Its about as close as Meshuggah generally come to what could be called a proper headbanger’s riff. The time signature is almost standard, and that great, almost mechanized guitar tone is beefed with some serious bass. It’s a neck wrecker. I saw Meshuggah live in Glasgow and this riff was really the only moment when you didn’t have drunken metalheads headbanging completely out of sync. Well, actually they still were but it was close. Meshuggah have many epic riffs I could sling into this post, but ‘ObZen’ will always be my favourite. Put it on and attempt to keep your spinal column in one piece. Brutal.

This riff of the moment is brought to you by Nile, the most brutal and well researched death metal band on the planet.
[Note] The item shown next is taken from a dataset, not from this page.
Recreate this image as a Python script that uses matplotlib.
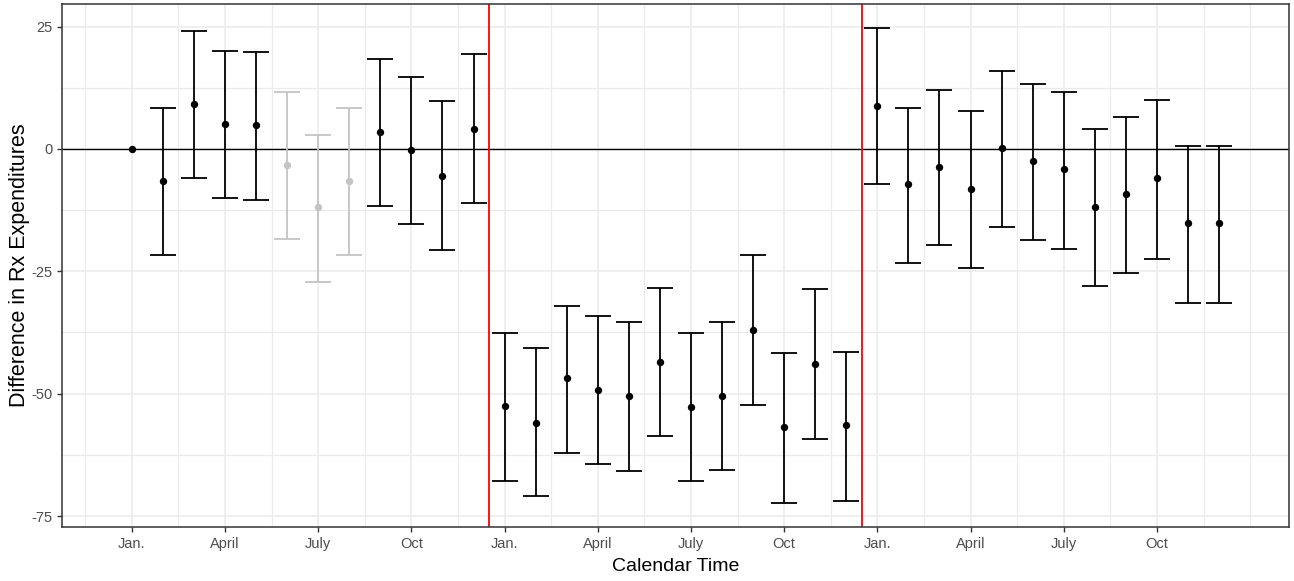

There are so many Nile riffs I could chuck into one of these posts, but there is one that, for me, stands above all that Karl Sanders has ever put through his custom 7 stringer.

‘Eat of the Dead’ is on Ithyphallic, one of Nile’s lesser appreciated records. Admittedly it was sandwiched between the jaw-dropping Annihilation of the Wicked (2005) and the career-defining sweeping epic that is Those Whom the Gods Detest, a review of which will be forthcoming. But it was another flawless slab of ancient, technical brutality, injected with vast swathes of ethnic instrumentation and meticulously researched tales of Egypt. Plus, with ‘Papyrus Containing the Spell to Preserve its Possessor Against Attacks from He Who is in the Water’, it probably has the Nile song with the best name. ‘What Can be Safely Written’ and ‘Even the Gods Must Die’ are essential Nile tracks. But it is ‘Eat of the Dead’ that has the key riff. It starts at 4:32, after a bruising middle section that enhances the speed of the song by 400%.

THAT riff, that’s what Metallica’s Creeping Death would have sounded like in reality. That is the sound of some Lovecraftian beast, inching its way across desert sands, devouring all in its darkness. It encompasses all which latter Nile has become; titanic, atonal, Eastern, heavier than Hell itself. The drums and unholy incantation help to make it better, but that ungodly riff carries the moment…

This is a column that I could literally do every ten minutes, but I’m currently half cut on Icelandic Pale Ale (Einstok, very nice btw) and I’ve got This Glorious Nightmare by Unearth on. I feel bad for Unearth, because they were lumped in with that metalcore nonsense at the turn of 2004, when they actually turned out to be a pretty quality modern thrash band. I first enjoyed their chunky brand of headbanging riffage when I heard ‘The Great Dividers’ from 2004’s ‘The Oncoming Storm’. Frankly, I thought it was ace, and still do, so when they released ‘III: In the Eyes of Fire’ in 2008 I was overjoyed. They’re pretty meat and potatoes chugging thrash riffs that it doesn’t take a virtuoso to wirte but fuck it, they slay. Seriously, they riff like few others, and the fact that they rarely wander off into melodic singing nonsense wins them major brownie points.

The simple point of this post is listen to Unearth. The last album I heard by them was ‘The March’, and I was disappointed by it. But ‘The Oncoming Storm’ and ‘III: The Eyes of Fire’ are quality, modern thrash records, full of pure, headbanging chug genius. I love it, and you should too.